• [Information provided]:
=-=-=-=-=
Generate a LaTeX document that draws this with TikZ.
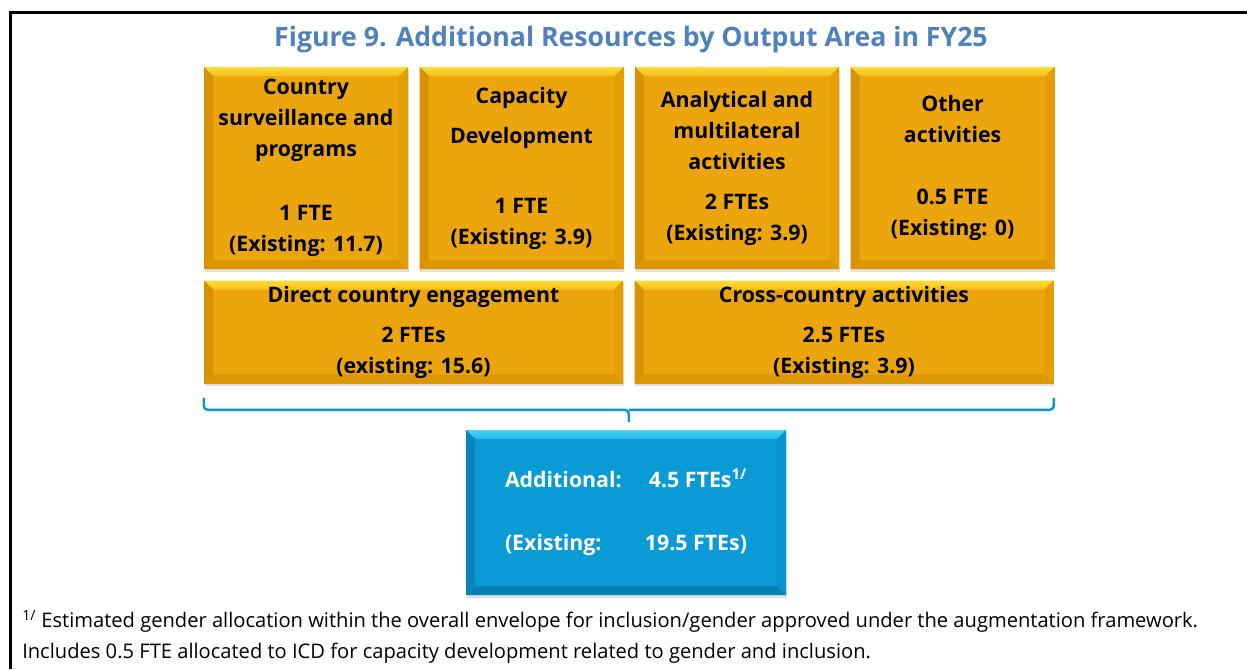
\documentclass[tikz,border=0pt]{standalone}
\usepackage{fontspec}
\setmainfont{Open Sans}
\usetikzlibrary{positioning,calc,shadows}

\definecolor{titleblue}{HTML}{4F81BD}
\definecolor{goldface}{HTML}{ECA50C}
\definecolor{goldtop}{HTML}{FFDD33}
\definecolor{goldleft}{HTML}{D89200}
\definecolor{goldright}{HTML}{E59E00}
\definecolor{goldbottom}{HTML}{DC9600}
\definecolor{blueface}{HTML}{0A9AD6}
\definecolor{bluetop}{HTML}{48D6F8}
\definecolor{blueleft}{HTML}{0685BD}
\definecolor{blueright}{HTML}{0C93CE}
\definecolor{bluebottom}{HTML}{0880B6}
\definecolor{bracecol}{HTML}{0A94D6}

\tikzset{
  bevel/.style n args={5}{path picture={
    \path (path picture bounding box.north west) coordinate (pnw)
          (path picture bounding box.north east) coordinate (pne)
          (path picture bounding box.south west) coordinate (psw)
          (path picture bounding box.south east) coordinate (pse);
    \shade[top color=#1,bottom color=#1!45!#5] (pnw) -- (pne) -- ([shift={(-9,9)}]pne) -- ([shift={(9,9)}]pnw) -- cycle;
    \fill[#2] (pnw) -- ([shift={(9,9)}]pnw) -- ([shift={(9,-9)}]psw) -- (psw) -- cycle;
    \fill[#3] (pne) -- ([shift={(-9,9)}]pne) -- ([shift={(-9,-9)}]pse) -- (pse) -- cycle;
    \fill[#4] (psw) -- ([shift={(9,-9)}]psw) -- ([shift={(-9,-9)}]pse) -- (pse) -- cycle;
  }},
  boxtext/.style={inner sep=0pt,align=center,font=\fontsize{16}{23.25}\selectfont\bfseries,
    drop shadow={shadow xshift=0.6pt,shadow yshift=-2pt,opacity=0.25}},
  goldbox/.style={boxtext,fill=goldface,bevel={goldtop}{goldleft}{goldright}{goldbottom}{goldface}},
  bluebox/.style={boxtext,fill=blueface,text=white,bevel={bluetop}{blueleft}{blueright}{bluebottom}{blueface}},
  topbox/.style={goldbox,minimum width=153pt,minimum height=151.5pt},
  rowbox/.style={goldbox,minimum width=314.25pt,minimum height=77.25pt},
  brace/.style={draw=bracecol,line width=1.8pt,rounded corners=3pt}
}

\begin{document}
\begin{tikzpicture}[x=0.75pt,y=-0.75pt]
\useasboundingbox (0,0) rectangle (1247,669);
% frame
\draw[line width=2.25pt] (10,669) -- (10,12) -- (1247,12);
\node[font=\fontsize{20}{24}\selectfont\bfseries,text=titleblue] (title) at (631,40)
  {Figure 9. Additional Resources by Output Area in FY25};
% output areas
\node[topbox] (csp) at (306,168) {Country\\surveillance and\\programs\\[24.75pt]1 FTE\\(Existing: 11.7)};
\node[topbox,right=8.25pt of csp] (capdev) {Capacity\\[6.75pt]Development\\[29.25pt]1 FTE\\(Existing: 3.9)};
\node[topbox,right=8.25pt of capdev] (anm) {Analytical and\\multilateral\\activities\\[6.75pt]2 FTEs\\(Existing: 3.9)};
\node[topbox,right=8.25pt of anm] (other) {Other\\activities\\[23.25pt]0.5 FTE\\(Existing: 0)};
\node[rowbox,below=8.25pt of csp.south west,anchor=north west] (dce) {Direct country engagement\\[6.75pt]2 FTEs\\(existing: 15.6)};
\node[rowbox,right=8.25pt of dce] (cca) {Cross-country activities\\[6.75pt]2.5 FTEs\\(Existing: 3.9)};
% brace
\coordinate (bl) at ([yshift=-10.5pt]dce.south west);
\coordinate (br) at ([yshift=-10.5pt]cca.south east);
\coordinate (bm) at ($(dce.south west)!0.5!(cca.south east)+(0,26)$);
\coordinate (bt) at ($(bm)+(0,12)$);
\draw[brace] (bl) |- (bm) -- (bt);
\draw[brace] (br) |- (bm);
% total
\node[bluebox,minimum width=240pt,minimum height=123.75pt,align=left] (total) at (626,512.5)
  {\makebox[108pt][l]{Additional:}4.5 FTEs\textsuperscript{1/}\\[24pt]\makebox[105pt][l]{(Existing:}19.5 FTEs)};
% footnote
\node[anchor=west,align=left,inner sep=0pt,font=\fontsize{15.1}{23.25}\selectfont] (note) at (22,637)
  {\textsuperscript{1/} Estimated gender allocation within the overall envelope for inclusion/gender approved under the augmentation framework.\\
   Includes 0.5 FTE allocated to ICD for capacity development related to gender and inclusion.};
\end{tikzpicture}
\end{document}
=-=-=-=-=
• [Work to do]:
Using the material above, return every line exactly as it appears, minus the pictures.

• [Expected output]:
Generate a LaTeX document that draws this with TikZ.
\documentclass[tikz,border=0pt]{standalone}
\usepackage{fontspec}
\setmainfont{Open Sans}
\usetikzlibrary{positioning,calc,shadows}

\definecolor{titleblue}{HTML}{4F81BD}
\definecolor{goldface}{HTML}{ECA50C}
\definecolor{goldtop}{HTML}{FFDD33}
\definecolor{goldleft}{HTML}{D89200}
\definecolor{goldright}{HTML}{E59E00}
\definecolor{goldbottom}{HTML}{DC9600}
\definecolor{blueface}{HTML}{0A9AD6}
\definecolor{bluetop}{HTML}{48D6F8}
\definecolor{blueleft}{HTML}{0685BD}
\definecolor{blueright}{HTML}{0C93CE}
\definecolor{bluebottom}{HTML}{0880B6}
\definecolor{bracecol}{HTML}{0A94D6}

\tikzset{
  bevel/.style n args={5}{path picture={
    \path (path picture bounding box.north west) coordinate (pnw)
          (path picture bounding box.north east) coordinate (pne)
          (path picture bounding box.south west) coordinate (psw)
          (path picture bounding box.south east) coordinate (pse);
    \shade[top color=#1,bottom color=#1!45!#5] (pnw) -- (pne) -- ([shift={(-9,9)}]pne) -- ([shift={(9,9)}]pnw) -- cycle;
    \fill[#2] (pnw) -- ([shift={(9,9)}]pnw) -- ([shift={(9,-9)}]psw) -- (psw) -- cycle;
    \fill[#3] (pne) -- ([shift={(-9,9)}]pne) -- ([shift={(-9,-9)}]pse) -- (pse) -- cycle;
    \fill[#4] (psw) -- ([shift={(9,-9)}]psw) -- ([shift={(-9,-9)}]pse) -- (pse) -- cycle;
  }},
  boxtext/.style={inner sep=0pt,align=center,font=\fontsize{16}{23.25}\selectfont\bfseries,
    drop shadow={shadow xshift=0.6pt,shadow yshift=-2pt,opacity=0.25}},
  goldbox/.style={boxtext,fill=goldface,bevel={goldtop}{goldleft}{goldright}{goldbottom}{goldface}},
  bluebox/.style={boxtext,fill=blueface,text=white,bevel={bluetop}{blueleft}{blueright}{bluebottom}{blueface}},
  topbox/.style={goldbox,minimum width=153pt,minimum height=151.5pt},
  rowbox/.style={goldbox,minimum width=314.25pt,minimum height=77.25pt},
  brace/.style={draw=bracecol,line width=1.8pt,rounded corners=3pt}
}

\begin{document}
\begin{tikzpicture}[x=0.75pt,y=-0.75pt]
\useasboundingbox (0,0) rectangle (1247,669);
% frame
\draw[line width=2.25pt] (10,669) -- (10,12) -- (1247,12);
\node[font=\fontsize{20}{24}\selectfont\bfseries,text=titleblue] (title) at (631,40)
  {Figure 9. Additional Resources by Output Area in FY25};
% output areas
\node[topbox] (csp) at (306,168) {Country\\surveillance and\\programs\\[24.75pt]1 FTE\\(Existing: 11.7)};
\node[topbox,right=8.25pt of csp] (capdev) {Capacity\\[6.75pt]Development\\[29.25pt]1 FTE\\(Existing: 3.9)};
\node[topbox,right=8.25pt of capdev] (anm) {Analytical and\\multilateral\\activities\\[6.75pt]2 FTEs\\(Existing: 3.9)};
\node[topbox,right=8.25pt of anm] (other) {Other\\activities\\[23.25pt]0.5 FTE\\(Existing: 0)};
\node[rowbox,below=8.25pt of csp.south west,anchor=north west] (dce) {Direct country engagement\\[6.75pt]2 FTEs\\(existing: 15.6)};
\node[rowbox,right=8.25pt of dce] (cca) {Cross-country activities\\[6.75pt]2.5 FTEs\\(Existing: 3.9)};
% brace
\coordinate (bl) at ([yshift=-10.5pt]dce.south west);
\coordinate (br) at ([yshift=-10.5pt]cca.south east);
\coordinate (bm) at ($(dce.south west)!0.5!(cca.south east)+(0,26)$);
\coordinate (bt) at ($(bm)+(0,12)$);
\draw[brace] (bl) |- (bm) -- (bt);
\draw[brace] (br) |- (bm);
% total
\node[bluebox,minimum width=240pt,minimum height=123.75pt,align=left] (total) at (626,512.5)
  {\makebox[108pt][l]{Additional:}4.5 FTEs\textsuperscript{1/}\\[24pt]\makebox[105pt][l]{(Existing:}19.5 FTEs)};
% footnote
\node[anchor=west,align=left,inner sep=0pt,font=\fontsize{15.1}{23.25}\selectfont] (note) at (22,637)
  {\textsuperscript{1/} Estimated gender allocation within the overall envelope for inclusion/gender approved under the augmentation framework.\\
   Includes 0.5 FTE allocated to ICD for capacity development related to gender and inclusion.};
\end{tikzpicture}
\end{document}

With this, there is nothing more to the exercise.